Attaques contre une magistrate
La polémique continue d’enfler en ce qui concerne les propos du Premier ministre, Pravind Jugnauth, sur la magistrate Jade Ngan Chai King. Me Ritish Ramful, avocat, soutient d’emblée que nous sommes dans un état démocratique, et qu’on a le droit de critiquer un jugement d’un magistrat ou d’un juge. Toutefois, il insiste sur l’importance de critiquer le jugement lui-même, et non sur la personne de celui ou celle qui a écrit le jugement.« Toute critique d’un jugement doit rester courtoise. Le Premier ministre doit fournir un argument raisonné expliquant pourquoi, de son point de vue, le jugement est ‘flawed’. Il doit expliquer ce qui ne tient pas la route dans ce jugement. Mais qualifier une magistrate d’incompétente qui ne comprend pas la loi et qui a écrit un jugement bancal n’est absolument pas correct. À ce moment, il n’est plus en train de critiquer le jugement, mais la magistrate elle-même », déplore-t-il.
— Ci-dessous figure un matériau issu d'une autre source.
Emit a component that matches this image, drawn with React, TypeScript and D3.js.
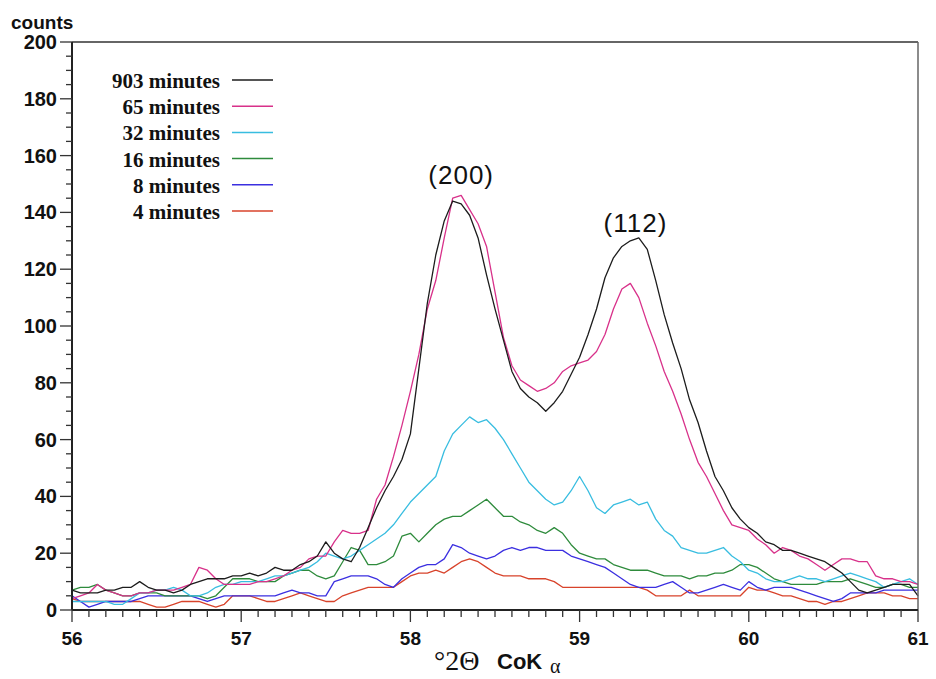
import React from "react";
import * as d3 from "d3";

const X_START = 56;
const X_STEP = 0.05;

const seriesNames = ["903 minutes", "65 minutes", "32 minutes", "16 minutes", "8 minutes", "4 minutes"];
const seriesColors = ["#1c1c1c", "#d8318a", "#38bde0", "#2e8b3c", "#3b2fe0", "#d8432b"];

const min903 = [7,6,6,6,7,7,8,8,10,8,7,7,6,7,9,10,11,11,11,12,12,
  13,12,13,15,14,14,16,17,19,24,20,18,17,22,29,36,42,47,53,62,
  85,108,125,137,144,143,139,131,118,106,95,84,78,75,73,70,73,77,83,89,
  97,106,117,124,128,130,131,127,116,104,94,85,74,66,56,47,42,36,32,29,
  27,24,23,21,21,20,19,18,17,15,13,10,7,6,7,8,9,9,9,5];
const min65 = [4,5,6,9,7,6,5,5,6,6,7,7,7,8,9,15,14,11,9,9,9,
  9,10,10,11,12,14,15,18,19,19,24,28,27,27,28,39,44,54,65,77,
  90,106,116,131,145,146,141,136,128,112,96,86,81,79,77,78,80,84,86,87,
  88,91,97,106,113,115,110,101,93,84,77,69,60,52,47,41,35,30,29,28,
  25,23,20,22,21,19,18,16,14,16,18,18,17,17,12,11,11,10,10,9];
const min32 = [3,3,3,3,3,2,2,4,6,6,7,7,8,7,5,5,6,8,9,9,10,
  10,10,11,12,12,13,14,15,17,20,19,18,19,21,23,25,27,30,34,38,
  41,44,47,56,62,65,68,66,67,64,60,55,50,45,42,39,37,38,42,47,
  42,36,34,37,38,39,37,38,32,28,26,22,21,20,20,21,22,19,17,14,
  13,11,10,10,11,12,11,11,10,11,12,13,12,11,10,8,9,10,11,9];
const min16 = [7,8,8,9,7,6,5,5,6,6,6,5,5,5,5,5,4,5,8,11,11,
  11,10,10,10,12,13,14,14,12,11,12,17,22,21,16,16,17,19,26,27,
  24,27,30,32,33,33,35,37,39,36,33,33,31,30,28,27,29,27,23,20,
  19,18,18,16,15,14,14,14,13,12,12,12,11,12,12,13,13,14,16,16,
  15,13,11,10,9,9,9,9,10,10,10,11,10,9,8,8,9,9,8,8];
const min8 = [5,3,1,2,3,3,3,3,4,5,5,5,5,5,5,4,3,4,5,5,5,
  5,5,5,5,6,7,6,6,5,5,10,11,12,12,12,11,9,8,11,13,
  15,16,16,18,23,22,20,19,18,19,21,22,21,22,22,21,21,21,19,18,
  17,16,15,13,11,9,8,8,8,9,10,8,6,6,7,8,9,8,7,10,
  8,7,8,8,8,7,6,5,4,3,4,6,6,6,6,7,7,7,7,7];
const min4 = [4,3,3,3,3,3,3,3,3,2,1,1,2,3,3,3,2,1,2,5,5,
  5,4,3,3,4,5,6,5,4,3,3,5,6,7,8,8,8,8,10,12,
  13,13,14,13,15,17,18,17,15,13,12,12,12,11,11,11,10,8,8,8,
  8,8,8,8,8,8,8,7,5,5,5,5,7,5,5,5,5,5,5,8,
  7,7,6,5,5,4,3,3,2,3,3,4,5,6,6,6,5,5,4,4];

const seriesValues = [min903, min65, min32, min16, min8, min4];

const xTickLabels = [56, 57, 58, 59, 60, 61];
const yTickLabels = [0, 20, 40, 60, 80, 100, 120, 140, 160, 180, 200];

const peakLabels = ["(200)", "(112)"];
const peakPos = [[58.3, 150], [59.33, 133]];

const W = 936, H = 679;
const L = 72, R = 918, T = 42, B = 610;

export default function App() {
  const x = d3.scaleLinear().domain([56, 61]).range([L, R]);
  const y = d3.scaleLinear().domain([0, 200]).range([B, T]);
  const line = d3.line<number>()
    .x((_, i) => x(X_START + i * X_STEP))
    .y((d) => y(d));

  const xMinor = d3.range(0, 51).map((i) => 56 + i * 0.1);
  const yMinor = d3.range(0, 41).map((i) => i * 5);
  const sans = "'Liberation Sans', Arial, Helvetica, sans-serif";
  const serif = "'Liberation Serif', 'Times New Roman', serif";

  const drawOrder = [5, 4, 3, 2, 1, 0];

  return (
    <svg width={W} height={H} style={{ position: "absolute", left: 0, top: 0, background: "#fff" }}>
      <rect x={0} y={0} width={W} height={H} fill="#fff" />
      <g fill="none" strokeWidth={1.3} strokeLinejoin="round">
        {drawOrder.map((k) => (
          <path key={k} d={line(seriesValues[k]) || ""} stroke={seriesColors[k]} />
        ))}
      </g>
      <line x1={L} x2={R} y1={T} y2={T} stroke="#333" strokeWidth={1.5} />
      <line x1={R} x2={R} y1={T} y2={B} stroke="#666" strokeWidth={1.5} />
      <line x1={L} x2={L} y1={T} y2={B} stroke="#222" strokeWidth={2} />
      <line x1={L} x2={R} y1={B} y2={B} stroke="#222" strokeWidth={2} />
      {xMinor.map((v, i) => (
        <line key={"xt" + i} x1={x(v)} x2={x(v)} y1={B} y2={B + (i % 10 === 0 ? 12 : 7)} stroke="#333" strokeWidth={1.3} />
      ))}
      {xTickLabels.map((v) => (
        <text key={"xl" + v} x={x(v)} y={645} textAnchor="middle" fontFamily={sans} fontWeight="bold" fontSize={19} fill="#111">{v}</text>
      ))}
      {yMinor.map((v, i) => (
        <line key={"yt" + i} x1={L - (i % 4 === 0 ? 12 : 6)} x2={L} y1={y(v)} y2={y(v)} stroke="#333" strokeWidth={1.3} />
      ))}
      {yTickLabels.map((v) => (
        <text key={"yl" + v} x={57} y={y(v) + 7} textAnchor="end" fontFamily={sans} fontWeight="bold" fontSize={20} fill="#111">{v}</text>
      ))}
      <text x={11} y={29} fontFamily={sans} fontWeight="bold" fontSize={19} fill="#111">counts</text>
      {seriesNames.map((n, i) => (
        <g key={"lg" + i}>
          <text x={220} y={88 + i * 26.2} textAnchor="end" fontFamily={serif} fontWeight="bold" fontSize={21} fill="#111">{n}</text>
          <line x1={232} x2={273} y1={80 + i * 26.2} y2={80 + i * 26.2} stroke={seriesColors[i]} strokeWidth={1.5} />
        </g>
      ))}
      {peakLabels.map((t, i) => (
        <text key={"pk" + i} x={x(peakPos[i][0])} y={y(peakPos[i][1])} textAnchor="middle" fontFamily={sans} fontSize={26} letterSpacing={1} fill="#111">{t}</text>
      ))}
      <text x={434} y={670} fontFamily={serif} fontSize={28} fill="#111">°2Θ</text>
      <text x={497} y={669} fontFamily={sans} fontWeight="bold" fontSize={22} fill="#111">CoK</text>
      <text x={550} y={673} fontFamily={serif} fontSize={20} fill="#111">α</text>
    </svg>
  );
}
Me Ramful rejoint aussi les propos de son confrère, Me Antoine Domingue, Senior Counsel, à l’effet qui s’agit la « d’insultes », et non de critiques raisonnées. Ce qui fait qu’a priori, il y aurait eu ‘Contempt of Court’ (outrage à la cour). Or, selon la loi, l’outrage à la cour est un délit. La section 156 du Code pénal stipule que : « L’outrage fait publiquement, d’une manière quelconque, dans l’exercice de leurs fonctions, ou à raison de leurs fonctions, soit à un ou plusieurs membres du Cabinet ou de l’Assemblée Nationale, soit à un Tribunal ou à une Cour de Justice, ou à un ou plusieurs Magistrats, soit à un fonctionnaire public, soit à un ministre d’une religion reconnue à Maurice sera puni d’emprisonnement, et d’une amende qui n’excèdera pas 100 000 roupies. » Ainsi, a priori, la magistrate Jade Ngan Chai King peut porter plainte.
Sur le plan constitutionnel, Ritish Ramful souligne que le principe de séparation des pouvoirs entre le législatif, l’exécutif et le judicaire est bien démarqué dans notre Constitution et constitue un des piliers de notre démocratie. « Un Premier ministre doit considérer ses propos pour ne pas faire une entorse à ce principe fondamental. Pravind Jugnauth, qui est le chef de l’exécutif, empiète sur ce principe avec ses propos, et entrave ainsi le judiciaire à exercer son rôle comme il faut, selon la Constitution. Le Premier ministre piétine ainsi la Constitution elle-même », dénonce-t-il.
« La population jugera à quel genre de Premier ministre nous avons affaire. Il est totalement inacceptable qu’un chef de gouvernement puisse insulter un membre du judicaire de cette façon. Il doit au contraire donner l’exemple. Si un Premier ministre commet un outrage à la cour, il n’est pas digne de rester à son poste, sur une base éthique, » conclut-il.